- Given data:
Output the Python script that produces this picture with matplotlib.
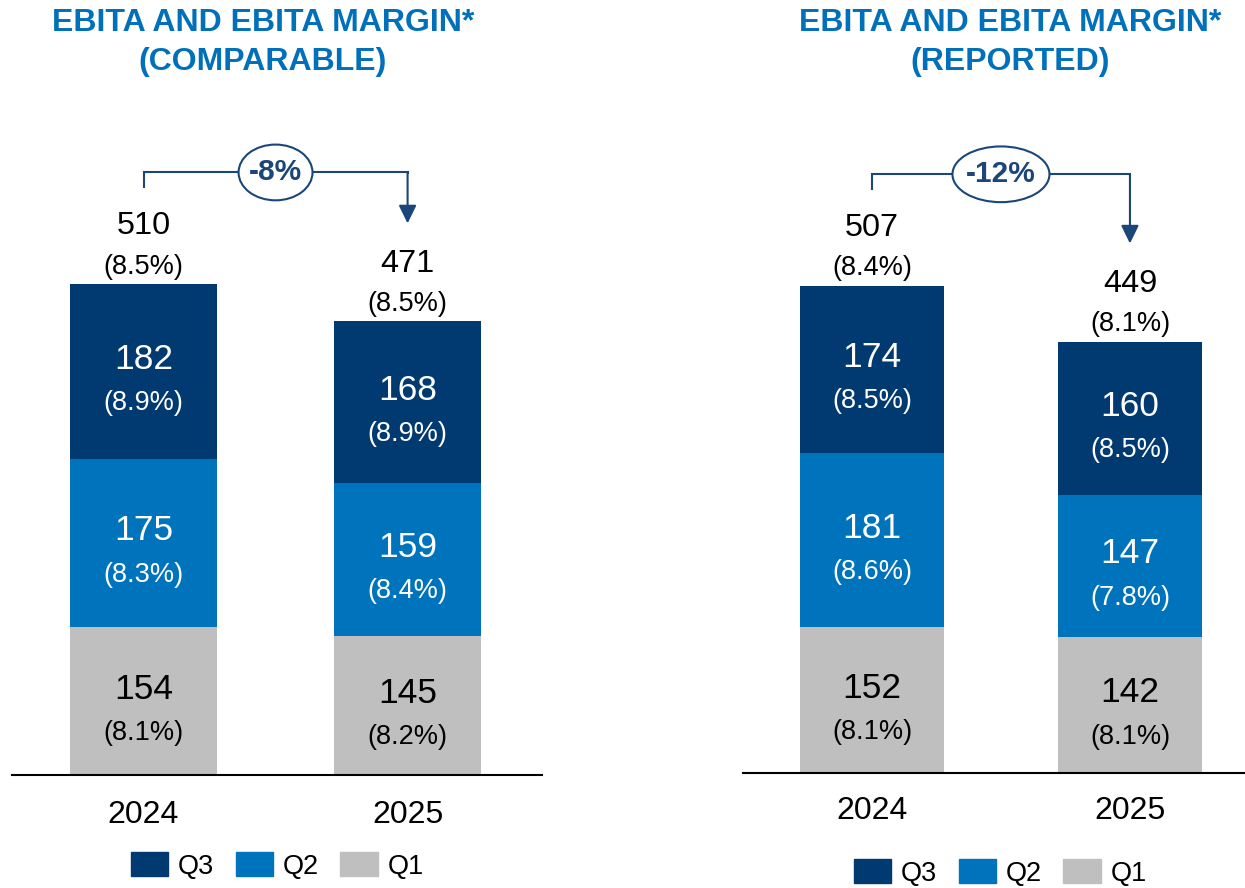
import matplotlib
matplotlib.use("Agg")
import matplotlib.pyplot as plt
from matplotlib.patches import Ellipse, Patch

plt.rcParams["font.family"] = ["Liberation Sans", "DejaVu Sans"]

# data
years = ["2024", "2025"]

comp_q1 = [154, 145]
comp_q2 = [175, 159]
comp_q3 = [182, 168]
comp_q1_margin = ["8.1%", "8.2%"]
comp_q2_margin = ["8.3%", "8.4%"]
comp_q3_margin = ["8.9%", "8.9%"]
comp_total = [510, 471]
comp_total_margin = ["8.5%", "8.5%"]
comp_change = "-8%"

rep_q1 = [152, 142]
rep_q2 = [181, 147]
rep_q3 = [174, 160]
rep_q1_margin = ["8.1%", "8.1%"]
rep_q2_margin = ["8.6%", "7.8%"]
rep_q3_margin = ["8.5%", "8.5%"]
rep_total = [507, 449]
rep_total_margin = ["8.4%", "8.1%"]
rep_change = "-12%"

titles = [["EBITA AND EBITA MARGIN*", "(COMPARABLE)"],
          ["EBITA AND EBITA MARGIN*", "(REPORTED)"]]

NAVY = "#003A70"
BLUE = "#0073BD"
GREY = "#BFBFBF"
TITLE_BLUE = "#0070BA"
LINE = "#1A467A"

W, H = 1245, 888
PX = 0.961  # pixels per unit


def px_axes(fig, left, right, base, top=100):
    ax = fig.add_axes([left / W, (H - base) / H, (right - left) / W, (base - top) / H])
    ax.set_ylim(0, (base - top) / PX)
    return ax


def draw_panel(ax, xlim, q_vals, q_margins, totals, total_margins, change, ell_w, year_off):
    x = [0, 1]
    bottoms = [0, 0]
    colors = [GREY, BLUE, NAVY]
    txt_colors = ["black", "white", "white"]
    for vals, margins, c, tc in zip(q_vals, q_margins, colors, txt_colors):
        ax.bar(x, vals, width=0.557, bottom=bottoms, color=c, zorder=2)
        for i in x:
            mid = bottoms[i] + vals[i] / 2
            ax.annotate(str(vals[i]), (i, mid), xytext=(0, 8.6), textcoords="offset points",
                        ha="center", va="center", fontsize=25.5, color=tc)
            ax.annotate("(" + margins[i] + ")", (i, mid), xytext=(0, -23), textcoords="offset points",
                        ha="center", va="center", fontsize=19.5, color=tc)
        bottoms = [b + v for b, v in zip(bottoms, vals)]

    for i in x:
        ax.annotate(str(totals[i]), (i, bottoms[i]), xytext=(0, 41.5), textcoords="offset points",
                    ha="center", va="center", fontsize=23.3)
        ax.annotate("(" + total_margins[i] + ")", (i, bottoms[i]), xytext=(0, 12.5), textcoords="offset points",
                    ha="center", va="center", fontsize=19.5)
        ax.annotate(years[i], (i, 0), xytext=(0, year_off), textcoords="offset points",
                    ha="center", va="center", fontsize=23)

    # change bracket
    ybr = bottoms[0] + 116
    tip = bottoms[1] + 102
    ax.plot([0, 0, 1, 1], [ybr - 15, ybr, ybr, ybr - 1], color=LINE, lw=1.5, zorder=3,
            solid_joinstyle="miter")
    ax.annotate("", xy=(1, tip), xytext=(1, ybr),
                arrowprops=dict(arrowstyle="-|>,head_length=0.55,head_width=0.27",
                                mutation_scale=20, shrinkA=0, shrinkB=0, lw=1.5, color=LINE),
                zorder=3)
    ax.add_patch(Ellipse((0.5, ybr), ell_w, 58, facecolor="white", edgecolor=LINE, lw=1.5, zorder=4))
    ax.text(0.5, ybr, change, ha="center", va="center", fontsize=21.5, fontweight="bold",
            color=LINE, zorder=5)

    ax.set_xlim(*xlim)
    for s in ["top", "right", "left"]:
        ax.spines[s].set_visible(False)
    ax.spines["bottom"].set_linewidth(1.5)
    ax.set_xticks([])
    ax.set_yticks([])


fig = plt.figure(figsize=(W / 100, H / 100), dpi=100)

ax1 = px_axes(fig, 12, 542, 775)
draw_panel(ax1, (-0.498, 1.509), [comp_q1, comp_q2, comp_q3],
           [comp_q1_margin, comp_q2_margin, comp_q3_margin],
           comp_total, comp_total_margin, comp_change, 0.28, -29)

ax2 = px_axes(fig, 743, 1245, 773)
draw_panel(ax2, (-0.5, 1.446), [rep_q1, rep_q2, rep_q3],
           [rep_q1_margin, rep_q2_margin, rep_q3_margin],
           rep_total, rep_total_margin, rep_change, 0.376, -27.5)

for cx, lines in zip([263, 1010], titles):
    fig.text(cx / W, 1 - 23 / H, lines[0], ha="center", va="center", fontsize=23,
             fontweight="bold", color=TITLE_BLUE)
    fig.text(cx / W, 1 - 62 / H, lines[1], ha="center", va="center", fontsize=23,
             fontweight="bold", color=TITLE_BLUE)

handles = [Patch(color=NAVY), Patch(color=BLUE), Patch(color=GREY)]
for lx, ly in [(131, 866), (854, 873)]:
    fig.legend(handles, ["Q3", "Q2", "Q1"], loc="center left",
               bbox_to_anchor=(lx / W, 1 - ly / H), ncol=3, frameon=False,
               fontsize=19.5, handlelength=1.37, handleheight=0.97,
               handletextpad=0.36, columnspacing=0.8, borderpad=0, borderaxespad=0)

fig.savefig("out.png", dpi=100)
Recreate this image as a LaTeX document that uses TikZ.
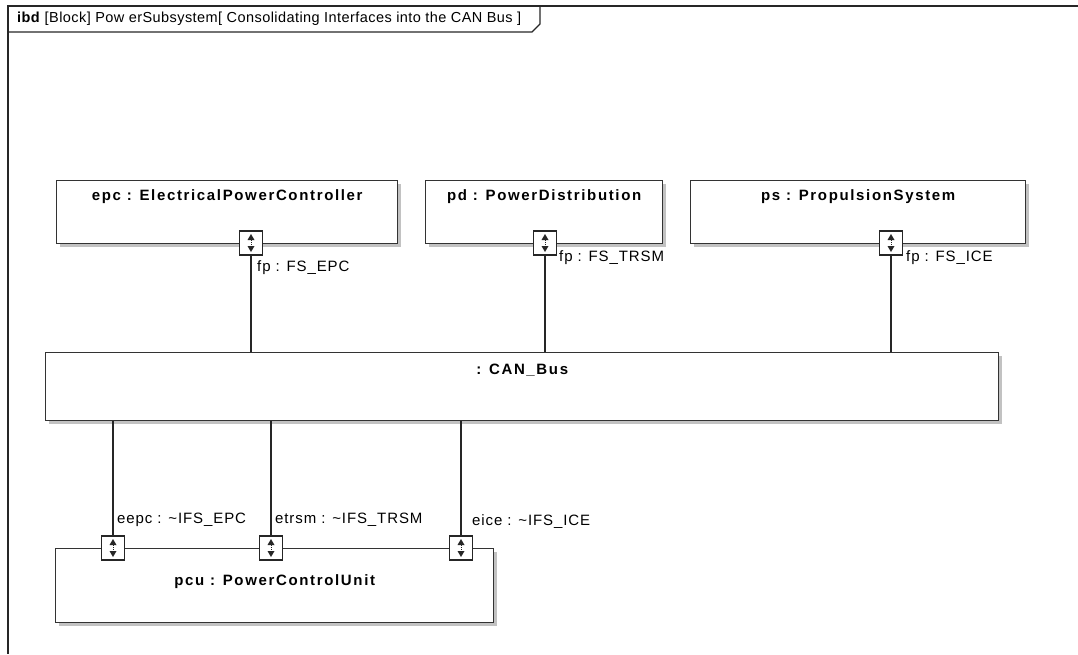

- Given problem: Set down every entry word for word, but omit the pictures.

- Task response:
Output the Python script that produces this picture with matplotlib.
import matplotlib
matplotlib.use("Agg")
import matplotlib.pyplot as plt
from matplotlib.patches import Ellipse, Patch

plt.rcParams["font.family"] = ["Liberation Sans", "DejaVu Sans"]

# data
years = ["2024", "2025"]

comp_q1 = [154, 145]
comp_q2 = [175, 159]
comp_q3 = [182, 168]
comp_q1_margin = ["8.1%", "8.2%"]
comp_q2_margin = ["8.3%", "8.4%"]
comp_q3_margin = ["8.9%", "8.9%"]
comp_total = [510, 471]
comp_total_margin = ["8.5%", "8.5%"]
comp_change = "-8%"

rep_q1 = [152, 142]
rep_q2 = [181, 147]
rep_q3 = [174, 160]
rep_q1_margin = ["8.1%", "8.1%"]
rep_q2_margin = ["8.6%", "7.8%"]
rep_q3_margin = ["8.5%", "8.5%"]
rep_total = [507, 449]
rep_total_margin = ["8.4%", "8.1%"]
rep_change = "-12%"

titles = [["EBITA AND EBITA MARGIN*", "(COMPARABLE)"],
          ["EBITA AND EBITA MARGIN*", "(REPORTED)"]]

NAVY = "#003A70"
BLUE = "#0073BD"
GREY = "#BFBFBF"
TITLE_BLUE = "#0070BA"
LINE = "#1A467A"

W, H = 1245, 888
PX = 0.961  # pixels per unit


def px_axes(fig, left, right, base, top=100):
    ax = fig.add_axes([left / W, (H - base) / H, (right - left) / W, (base - top) / H])
    ax.set_ylim(0, (base - top) / PX)
    return ax


def draw_panel(ax, xlim, q_vals, q_margins, totals, total_margins, change, ell_w, year_off):
    x = [0, 1]
    bottoms = [0, 0]
    colors = [GREY, BLUE, NAVY]
    txt_colors = ["black", "white", "white"]
    for vals, margins, c, tc in zip(q_vals, q_margins, colors, txt_colors):
        ax.bar(x, vals, width=0.557, bottom=bottoms, color=c, zorder=2)
        for i in x:
            mid = bottoms[i] + vals[i] / 2
            ax.annotate(str(vals[i]), (i, mid), xytext=(0, 8.6), textcoords="offset points",
                        ha="center", va="center", fontsize=25.5, color=tc)
            ax.annotate("(" + margins[i] + ")", (i, mid), xytext=(0, -23), textcoords="offset points",
                        ha="center", va="center", fontsize=19.5, color=tc)
        bottoms = [b + v for b, v in zip(bottoms, vals)]

    for i in x:
        ax.annotate(str(totals[i]), (i, bottoms[i]), xytext=(0, 41.5), textcoords="offset points",
                    ha="center", va="center", fontsize=23.3)
        ax.annotate("(" + total_margins[i] + ")", (i, bottoms[i]), xytext=(0, 12.5), textcoords="offset points",
                    ha="center", va="center", fontsize=19.5)
        ax.annotate(years[i], (i, 0), xytext=(0, year_off), textcoords="offset points",
                    ha="center", va="center", fontsize=23)

    # change bracket
    ybr = bottoms[0] + 116
    tip = bottoms[1] + 102
    ax.plot([0, 0, 1, 1], [ybr - 15, ybr, ybr, ybr - 1], color=LINE, lw=1.5, zorder=3,
            solid_joinstyle="miter")
    ax.annotate("", xy=(1, tip), xytext=(1, ybr),
                arrowprops=dict(arrowstyle="-|>,head_length=0.55,head_width=0.27",
                                mutation_scale=20, shrinkA=0, shrinkB=0, lw=1.5, color=LINE),
                zorder=3)
    ax.add_patch(Ellipse((0.5, ybr), ell_w, 58, facecolor="white", edgecolor=LINE, lw=1.5, zorder=4))
    ax.text(0.5, ybr, change, ha="center", va="center", fontsize=21.5, fontweight="bold",
            color=LINE, zorder=5)

    ax.set_xlim(*xlim)
    for s in ["top", "right", "left"]:
        ax.spines[s].set_visible(False)
    ax.spines["bottom"].set_linewidth(1.5)
    ax.set_xticks([])
    ax.set_yticks([])


fig = plt.figure(figsize=(W / 100, H / 100), dpi=100)

ax1 = px_axes(fig, 12, 542, 775)
draw_panel(ax1, (-0.498, 1.509), [comp_q1, comp_q2, comp_q3],
           [comp_q1_margin, comp_q2_margin, comp_q3_margin],
           comp_total, comp_total_margin, comp_change, 0.28, -29)

ax2 = px_axes(fig, 743, 1245, 773)
draw_panel(ax2, (-0.5, 1.446), [rep_q1, rep_q2, rep_q3],
           [rep_q1_margin, rep_q2_margin, rep_q3_margin],
           rep_total, rep_total_margin, rep_change, 0.376, -27.5)

for cx, lines in zip([263, 1010], titles):
    fig.text(cx / W, 1 - 23 / H, lines[0], ha="center", va="center", fontsize=23,
             fontweight="bold", color=TITLE_BLUE)
    fig.text(cx / W, 1 - 62 / H, lines[1], ha="center", va="center", fontsize=23,
             fontweight="bold", color=TITLE_BLUE)

handles = [Patch(color=NAVY), Patch(color=BLUE), Patch(color=GREY)]
for lx, ly in [(131, 866), (854, 873)]:
    fig.legend(handles, ["Q3", "Q2", "Q1"], loc="center left",
               bbox_to_anchor=(lx / W, 1 - ly / H), ncol=3, frameon=False,
               fontsize=19.5, handlelength=1.37, handleheight=0.97,
               handletextpad=0.36, columnspacing=0.8, borderpad=0, borderaxespad=0)

fig.savefig("out.png", dpi=100)
Recreate this image as a LaTeX document that uses TikZ.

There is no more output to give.